Fetter Pfannekuchen versus Lebkuchenmann
Alte, immer wieder erzählte Geschichten verändern ja oft über die Jahre und Länder hinweg ihre Form und ihren Inhalt. So ist nun auch aus dem dicken fetten Pfannekuchen ein Lebkuchenmann geworden: „Jagd auf den Lebkuchenmann“. Das ist natürlich insofern ganz passend, da der Lebkuchenmann Beine hat, mit denen er den hungrigen Tieren und Menschen davon laufen kann, während er ihnen frech die Zunge raus streckt und ruft „Niemand fängt mich kleinen Mann, weil ich so schnell rennen kann!“ Auch hier gibt es also einen Satz, den sich Kinder schnell merken und mitsprechen können, wobei ich persönlich natürlich ein wenig dem „kantapper, kantapper“ des Pfannekuchens hinterher trauere. Etwas schade ist auch, dass hier nicht die ganzen Tiere jedes Mal aufgezählt werden, denen er schon entkommen ist. Außerdem ist die Anzahl der Tiere, denen der Lebkuchenmann begegnet recht gering. Dafür gefallen mir die erfrischenden und fröhlichen Bilder in dem Buch sehr gut.
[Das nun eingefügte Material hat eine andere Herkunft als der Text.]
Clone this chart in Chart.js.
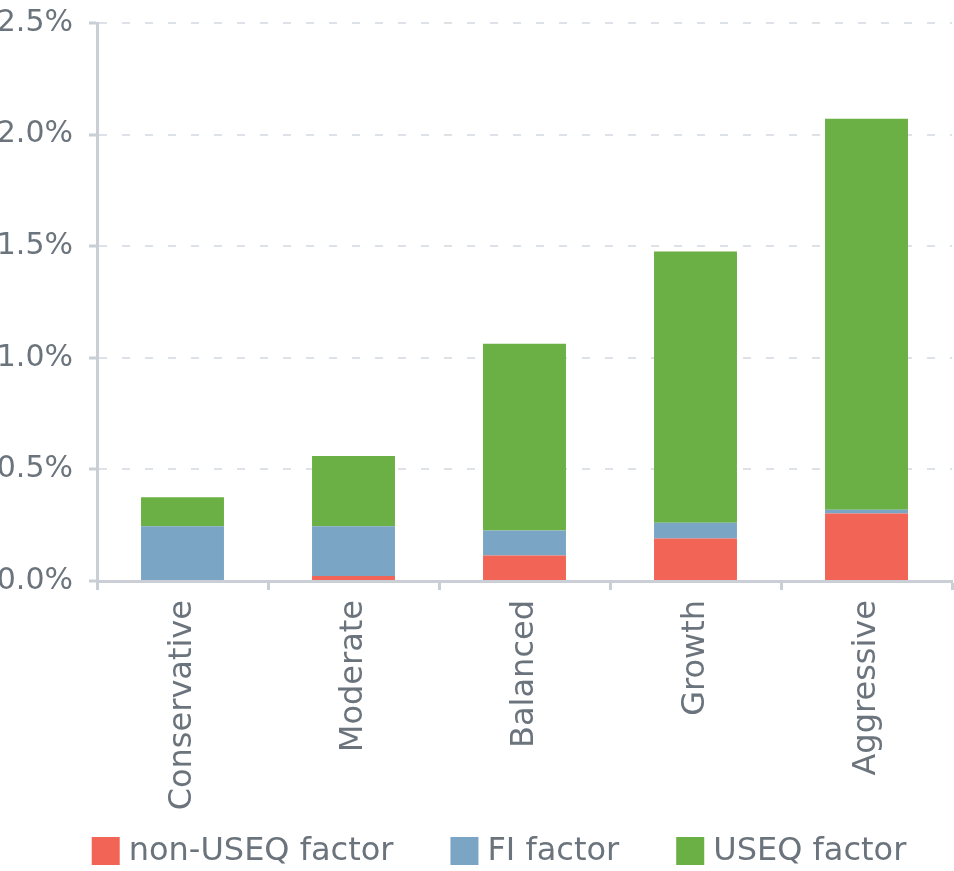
<!DOCTYPE html>
<html><head><meta charset="utf-8">
<script src="https://cdn.jsdelivr.net/npm/chart.js@4.4.1/dist/chart.umd.min.js"></script>
<style>html,body{margin:0;padding:0;background:#fff;} #wrap{width:954px;height:871px;position:relative;}</style>
</head><body><div id="wrap"><canvas id="c"></canvas></div>
<script>
const categories = ['Conservative', 'Moderate', 'Balanced', 'Growth', 'Aggressive'];
const nonUseqFactor = [0.000, 0.022, 0.114, 0.190, 0.302];
const fiFactor = [0.245, 0.223, 0.112, 0.071, 0.017];
const useqFactor = [0.130, 0.315, 0.837, 1.215, 1.752];
const seriesNames = ['non-USEQ factor', 'FI factor', 'USEQ factor'];
const seriesColors = ['#F26455', '#7BA5C5', '#6AB045'];
const yMin = 0, yMax = 2.5, yStep = 0.5;

const FONT = "'DejaVu Sans', sans-serif";
const TEXT = '#6b747c';
const AXIS = '#c9cfd4';
const GRID = '#dde2e8';

// custom bottom legend drawn from the chart's datasets
const bottomLegend = {
  id: 'bottomLegend',
  afterDraw(chart, args, opts) {
    const ctx = chart.ctx;
    ctx.save();
    ctx.font = opts.fontSize + 'px ' + FONT;
    ctx.textBaseline = 'middle';
    ctx.textAlign = 'left';
    const items = chart.data.datasets.map(d => ({ label: d.label, color: d.backgroundColor, w: ctx.measureText(d.label).width }));
    let total = 0;
    items.forEach((it, i) => { total += opts.box + opts.textGap + it.w + (i < items.length - 1 ? opts.itemGap : 0); });
    let x = opts.centerX - total / 2;
    const cy = chart.height - opts.bottom - opts.box / 2;
    items.forEach(it => {
      ctx.fillStyle = it.color;
      ctx.fillRect(x, cy - opts.box / 2, opts.box, opts.box);
      x += opts.box + opts.textGap;
      ctx.fillStyle = TEXT;
      ctx.fillText(it.label, x, cy + 1);
      x += it.w + opts.itemGap;
    });
    ctx.restore();
  }
};

new Chart(document.getElementById('c'), {
  type: 'bar',
  data: {
    labels: categories,
    datasets: seriesNames.map((n, i) => ({
      label: n,
      data: [nonUseqFactor, fiFactor, useqFactor][i],
      backgroundColor: seriesColors[i]
    }))
  },
  plugins: [bottomLegend],
  options: {
    responsive: true,
    maintainAspectRatio: false,
    animation: false,
    devicePixelRatio: 1,
    layout: { padding: { left: 0, right: 2, top: 0, bottom: 50 } },
    datasets: { bar: { categoryPercentage: 1.0, barPercentage: 0.485, borderWidth: 0 } },
    plugins: {
      tooltip: { enabled: false },
      legend: { display: false },
      bottomLegend: { fontSize: 32, box: 28, textGap: 9, itemGap: 57, centerX: 499, bottom: 6 }
    },
    scales: {
      x: {
        stacked: true,
        afterFit: (s) => { s.height = 240; },
        grid: { drawOnChartArea: false, drawTicks: true, tickLength: 9, tickColor: AXIS, tickWidth: 3, offset: true },
        border: { display: true, color: AXIS, width: 3 },
        ticks: { color: TEXT, font: { family: FONT, size: 32 }, maxRotation: 90, minRotation: 90, padding: 10 }
      },
      y: {
        stacked: true,
        min: yMin, max: yMax,
        afterFit: (s) => { s.width = 97; s.paddingTop = 23; s.paddingBottom = 0; },
        grid: { color: GRID, lineWidth: 2, drawTicks: true, tickLength: 8, tickColor: AXIS, tickWidth: 3 },
        border: { display: true, color: AXIS, width: 3, dash: [8, 15], dashOffset: 0 },
        ticks: { stepSize: yStep, color: TEXT, font: { family: FONT, size: 30 }, padding: 16,
          callback: (v) => v.toFixed(1) + '%' }
      }
    }
  }
});
</script></body></html>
Ich weiß nicht, ob ich das Ende gut oder schlecht finden soll. Irgendwie finde ich es so traurig, dass der kleine süße Lebkuchenmann von dem Fuchs, dem er vertraut, überlistet und aufgefressen wird und es dann nur noch heißt „Das war das Ende des Lebkuchenmanns“. Da tut einem der Lebkuchenmann, der ja mit seinem ausdrucksvollen Gesicht menschliche Züge annimmt, doch ziemlich leid. Da ist es irgendwie netter, wenn sich der Pfannekuchen den armen Kindern opfert, wobei es ja auch hier die Version mit dem listigen Schwein gibt.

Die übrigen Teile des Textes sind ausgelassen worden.